▶ [Your instructions]: Print exactly the lines from the first one down to the line containing "rum_zero_x = [11, 16.26]", both ends included, with no pictures and nothing else.

▶ [Source excerpt]:
----

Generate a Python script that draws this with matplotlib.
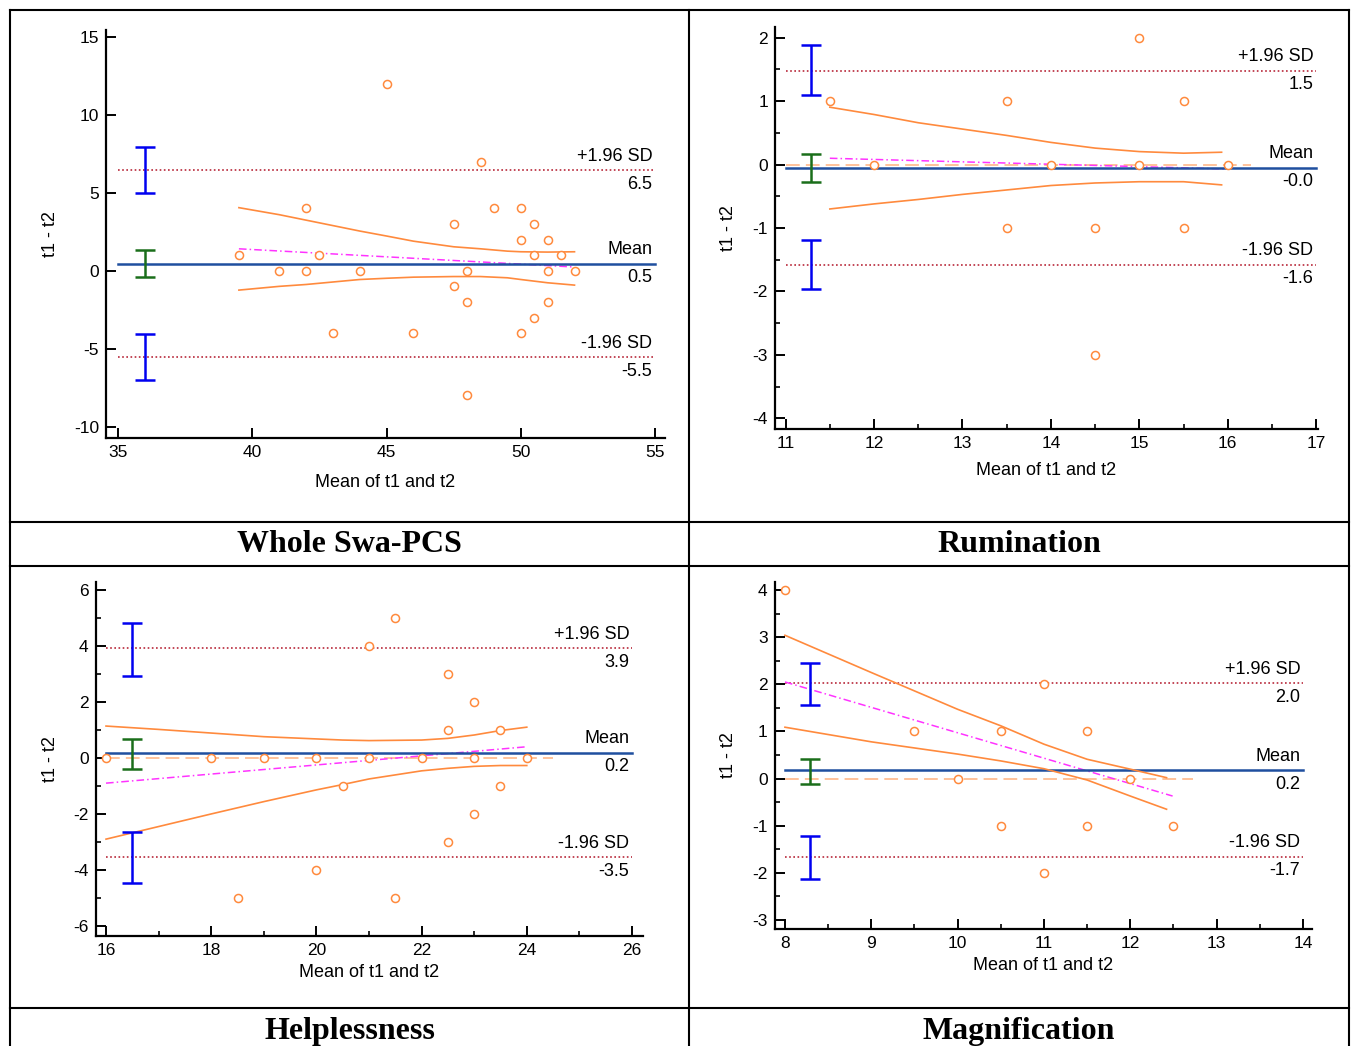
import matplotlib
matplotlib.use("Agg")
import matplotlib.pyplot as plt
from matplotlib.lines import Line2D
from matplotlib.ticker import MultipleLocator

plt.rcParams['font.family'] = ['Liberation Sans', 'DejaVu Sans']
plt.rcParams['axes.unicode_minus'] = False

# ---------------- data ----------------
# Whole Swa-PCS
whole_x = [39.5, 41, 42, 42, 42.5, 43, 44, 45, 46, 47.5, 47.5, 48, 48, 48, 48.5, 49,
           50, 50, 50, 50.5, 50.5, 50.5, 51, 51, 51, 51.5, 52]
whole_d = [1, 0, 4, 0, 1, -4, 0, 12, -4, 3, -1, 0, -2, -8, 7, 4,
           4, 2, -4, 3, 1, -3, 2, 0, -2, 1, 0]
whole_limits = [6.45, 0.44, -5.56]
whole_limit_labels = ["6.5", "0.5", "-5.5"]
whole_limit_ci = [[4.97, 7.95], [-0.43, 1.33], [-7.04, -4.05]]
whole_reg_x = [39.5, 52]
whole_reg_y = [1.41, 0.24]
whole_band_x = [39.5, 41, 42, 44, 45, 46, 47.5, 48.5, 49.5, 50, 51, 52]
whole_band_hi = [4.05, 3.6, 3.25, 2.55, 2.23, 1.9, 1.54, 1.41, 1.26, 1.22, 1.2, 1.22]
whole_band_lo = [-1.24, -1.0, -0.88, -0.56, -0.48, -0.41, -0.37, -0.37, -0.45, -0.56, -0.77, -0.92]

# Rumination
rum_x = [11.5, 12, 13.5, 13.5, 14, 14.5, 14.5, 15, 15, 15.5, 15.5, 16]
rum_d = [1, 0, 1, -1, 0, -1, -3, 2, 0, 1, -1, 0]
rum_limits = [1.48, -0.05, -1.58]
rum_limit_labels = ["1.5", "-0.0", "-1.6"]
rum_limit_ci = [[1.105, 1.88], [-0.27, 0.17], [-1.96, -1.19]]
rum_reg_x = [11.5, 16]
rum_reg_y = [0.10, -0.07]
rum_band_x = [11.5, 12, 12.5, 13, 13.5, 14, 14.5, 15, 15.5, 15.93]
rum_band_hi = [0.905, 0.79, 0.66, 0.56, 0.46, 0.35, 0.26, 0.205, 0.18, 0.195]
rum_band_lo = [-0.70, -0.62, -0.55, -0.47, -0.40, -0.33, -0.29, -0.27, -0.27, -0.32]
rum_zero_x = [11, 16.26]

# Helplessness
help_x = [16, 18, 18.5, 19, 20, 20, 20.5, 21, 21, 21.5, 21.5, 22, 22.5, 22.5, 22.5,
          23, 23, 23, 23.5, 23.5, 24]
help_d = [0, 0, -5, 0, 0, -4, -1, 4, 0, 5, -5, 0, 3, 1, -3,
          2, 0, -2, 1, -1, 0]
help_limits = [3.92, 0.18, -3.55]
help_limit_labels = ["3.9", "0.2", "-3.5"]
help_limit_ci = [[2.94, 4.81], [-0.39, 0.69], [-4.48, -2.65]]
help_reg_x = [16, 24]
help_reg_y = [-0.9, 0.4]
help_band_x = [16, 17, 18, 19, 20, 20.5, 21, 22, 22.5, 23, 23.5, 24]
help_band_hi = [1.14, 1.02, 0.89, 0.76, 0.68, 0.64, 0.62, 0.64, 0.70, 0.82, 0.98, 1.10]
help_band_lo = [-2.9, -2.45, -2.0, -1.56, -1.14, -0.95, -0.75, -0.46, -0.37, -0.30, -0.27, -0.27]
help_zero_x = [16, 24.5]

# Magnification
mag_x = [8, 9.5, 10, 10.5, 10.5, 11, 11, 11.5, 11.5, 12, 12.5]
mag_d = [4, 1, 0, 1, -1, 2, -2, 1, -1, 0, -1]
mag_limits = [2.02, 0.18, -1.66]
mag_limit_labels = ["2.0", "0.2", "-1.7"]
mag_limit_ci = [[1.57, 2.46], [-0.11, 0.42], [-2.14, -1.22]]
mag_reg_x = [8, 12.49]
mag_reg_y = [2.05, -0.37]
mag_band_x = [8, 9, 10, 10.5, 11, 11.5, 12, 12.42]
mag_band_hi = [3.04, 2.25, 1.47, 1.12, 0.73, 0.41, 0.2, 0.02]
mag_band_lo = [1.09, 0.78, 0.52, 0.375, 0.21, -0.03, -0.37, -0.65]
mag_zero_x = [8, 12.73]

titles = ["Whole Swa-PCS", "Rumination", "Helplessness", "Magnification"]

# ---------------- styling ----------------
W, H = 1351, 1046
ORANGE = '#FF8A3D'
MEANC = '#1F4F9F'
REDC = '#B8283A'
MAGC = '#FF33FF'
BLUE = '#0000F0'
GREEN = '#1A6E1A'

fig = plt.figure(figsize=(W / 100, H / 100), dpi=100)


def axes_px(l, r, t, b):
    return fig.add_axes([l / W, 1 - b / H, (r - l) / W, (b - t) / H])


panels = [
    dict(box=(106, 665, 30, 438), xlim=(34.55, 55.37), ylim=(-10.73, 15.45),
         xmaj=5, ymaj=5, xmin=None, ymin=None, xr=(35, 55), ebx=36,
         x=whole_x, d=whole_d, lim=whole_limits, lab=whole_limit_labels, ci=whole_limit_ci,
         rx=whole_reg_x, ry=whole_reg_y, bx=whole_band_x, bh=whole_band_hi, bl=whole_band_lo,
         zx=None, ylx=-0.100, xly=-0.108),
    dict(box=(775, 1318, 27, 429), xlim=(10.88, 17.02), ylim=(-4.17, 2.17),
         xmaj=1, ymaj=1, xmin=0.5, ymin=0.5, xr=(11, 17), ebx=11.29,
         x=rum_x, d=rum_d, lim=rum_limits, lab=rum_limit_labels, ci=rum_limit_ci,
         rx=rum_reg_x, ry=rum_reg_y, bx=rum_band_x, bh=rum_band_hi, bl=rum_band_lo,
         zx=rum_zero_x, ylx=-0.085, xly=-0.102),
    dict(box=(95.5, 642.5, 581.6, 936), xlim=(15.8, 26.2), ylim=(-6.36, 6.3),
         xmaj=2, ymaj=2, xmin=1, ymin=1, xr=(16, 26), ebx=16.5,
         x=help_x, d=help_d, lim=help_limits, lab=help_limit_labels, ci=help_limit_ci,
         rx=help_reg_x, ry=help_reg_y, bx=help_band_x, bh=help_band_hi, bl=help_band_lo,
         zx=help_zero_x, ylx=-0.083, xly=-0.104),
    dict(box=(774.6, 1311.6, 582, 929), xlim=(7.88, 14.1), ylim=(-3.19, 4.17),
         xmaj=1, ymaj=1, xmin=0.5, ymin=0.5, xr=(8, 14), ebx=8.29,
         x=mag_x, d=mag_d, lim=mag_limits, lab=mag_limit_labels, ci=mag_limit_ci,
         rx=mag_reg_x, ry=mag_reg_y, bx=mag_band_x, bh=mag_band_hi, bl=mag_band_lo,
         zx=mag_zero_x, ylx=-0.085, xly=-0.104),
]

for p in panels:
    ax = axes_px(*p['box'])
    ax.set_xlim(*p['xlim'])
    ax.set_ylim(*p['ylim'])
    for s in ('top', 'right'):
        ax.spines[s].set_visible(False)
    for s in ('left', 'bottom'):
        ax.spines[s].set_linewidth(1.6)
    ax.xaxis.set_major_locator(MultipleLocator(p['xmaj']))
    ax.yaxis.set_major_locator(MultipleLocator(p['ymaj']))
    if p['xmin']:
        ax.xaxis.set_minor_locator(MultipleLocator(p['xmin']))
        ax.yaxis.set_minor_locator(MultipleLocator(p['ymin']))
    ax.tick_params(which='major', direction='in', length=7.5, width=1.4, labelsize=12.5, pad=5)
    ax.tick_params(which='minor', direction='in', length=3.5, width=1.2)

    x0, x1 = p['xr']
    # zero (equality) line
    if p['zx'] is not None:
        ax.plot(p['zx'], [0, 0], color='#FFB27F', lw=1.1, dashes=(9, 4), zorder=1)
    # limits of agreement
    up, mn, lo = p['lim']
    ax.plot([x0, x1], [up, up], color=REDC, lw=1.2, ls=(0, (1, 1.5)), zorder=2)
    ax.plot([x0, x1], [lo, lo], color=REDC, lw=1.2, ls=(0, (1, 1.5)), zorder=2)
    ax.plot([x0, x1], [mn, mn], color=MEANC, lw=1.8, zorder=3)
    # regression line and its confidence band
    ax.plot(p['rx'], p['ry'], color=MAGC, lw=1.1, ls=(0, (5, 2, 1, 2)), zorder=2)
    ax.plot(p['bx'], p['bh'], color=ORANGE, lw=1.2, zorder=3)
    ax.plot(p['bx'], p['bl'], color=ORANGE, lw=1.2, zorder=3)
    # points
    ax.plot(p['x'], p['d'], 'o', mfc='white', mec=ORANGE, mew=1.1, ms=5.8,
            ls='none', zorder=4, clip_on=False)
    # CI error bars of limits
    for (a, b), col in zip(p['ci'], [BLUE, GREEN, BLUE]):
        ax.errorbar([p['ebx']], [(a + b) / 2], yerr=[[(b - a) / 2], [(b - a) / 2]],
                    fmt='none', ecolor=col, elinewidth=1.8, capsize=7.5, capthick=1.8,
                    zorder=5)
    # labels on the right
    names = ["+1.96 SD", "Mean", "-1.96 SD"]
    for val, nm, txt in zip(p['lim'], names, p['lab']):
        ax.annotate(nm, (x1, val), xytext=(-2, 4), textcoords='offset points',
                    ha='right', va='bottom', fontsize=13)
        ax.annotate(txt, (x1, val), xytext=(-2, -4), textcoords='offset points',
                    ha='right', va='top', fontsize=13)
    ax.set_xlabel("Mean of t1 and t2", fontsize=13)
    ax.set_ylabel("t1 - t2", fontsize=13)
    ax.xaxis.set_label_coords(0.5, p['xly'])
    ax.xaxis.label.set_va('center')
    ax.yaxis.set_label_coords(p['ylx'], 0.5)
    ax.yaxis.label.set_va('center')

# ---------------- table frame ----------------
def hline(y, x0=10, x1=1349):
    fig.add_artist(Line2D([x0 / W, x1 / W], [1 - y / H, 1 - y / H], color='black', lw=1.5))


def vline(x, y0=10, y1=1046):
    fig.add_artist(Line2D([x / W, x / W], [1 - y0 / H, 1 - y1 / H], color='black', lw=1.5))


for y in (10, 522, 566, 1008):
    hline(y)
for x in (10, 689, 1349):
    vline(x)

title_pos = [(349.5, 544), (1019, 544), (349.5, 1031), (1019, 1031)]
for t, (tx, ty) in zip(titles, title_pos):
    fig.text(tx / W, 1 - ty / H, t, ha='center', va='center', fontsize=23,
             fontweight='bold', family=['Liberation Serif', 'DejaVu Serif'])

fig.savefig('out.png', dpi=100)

----

▶ [Result of this exercise]:
Generate a Python script that draws this with matplotlib.
import matplotlib
matplotlib.use("Agg")
import matplotlib.pyplot as plt
from matplotlib.lines import Line2D
from matplotlib.ticker import MultipleLocator

plt.rcParams['font.family'] = ['Liberation Sans', 'DejaVu Sans']
plt.rcParams['axes.unicode_minus'] = False

# ---------------- data ----------------
# Whole Swa-PCS
whole_x = [39.5, 41, 42, 42, 42.5, 43, 44, 45, 46, 47.5, 47.5, 48, 48, 48, 48.5, 49,
           50, 50, 50, 50.5, 50.5, 50.5, 51, 51, 51, 51.5, 52]
whole_d = [1, 0, 4, 0, 1, -4, 0, 12, -4, 3, -1, 0, -2, -8, 7, 4,
           4, 2, -4, 3, 1, -3, 2, 0, -2, 1, 0]
whole_limits = [6.45, 0.44, -5.56]
whole_limit_labels = ["6.5", "0.5", "-5.5"]
whole_limit_ci = [[4.97, 7.95], [-0.43, 1.33], [-7.04, -4.05]]
whole_reg_x = [39.5, 52]
whole_reg_y = [1.41, 0.24]
whole_band_x = [39.5, 41, 42, 44, 45, 46, 47.5, 48.5, 49.5, 50, 51, 52]
whole_band_hi = [4.05, 3.6, 3.25, 2.55, 2.23, 1.9, 1.54, 1.41, 1.26, 1.22, 1.2, 1.22]
whole_band_lo = [-1.24, -1.0, -0.88, -0.56, -0.48, -0.41, -0.37, -0.37, -0.45, -0.56, -0.77, -0.92]

# Rumination
rum_x = [11.5, 12, 13.5, 13.5, 14, 14.5, 14.5, 15, 15, 15.5, 15.5, 16]
rum_d = [1, 0, 1, -1, 0, -1, -3, 2, 0, 1, -1, 0]
rum_limits = [1.48, -0.05, -1.58]
rum_limit_labels = ["1.5", "-0.0", "-1.6"]
rum_limit_ci = [[1.105, 1.88], [-0.27, 0.17], [-1.96, -1.19]]
rum_reg_x = [11.5, 16]
rum_reg_y = [0.10, -0.07]
rum_band_x = [11.5, 12, 12.5, 13, 13.5, 14, 14.5, 15, 15.5, 15.93]
rum_band_hi = [0.905, 0.79, 0.66, 0.56, 0.46, 0.35, 0.26, 0.205, 0.18, 0.195]
rum_band_lo = [-0.70, -0.62, -0.55, -0.47, -0.40, -0.33, -0.29, -0.27, -0.27, -0.32]
rum_zero_x = [11, 16.26]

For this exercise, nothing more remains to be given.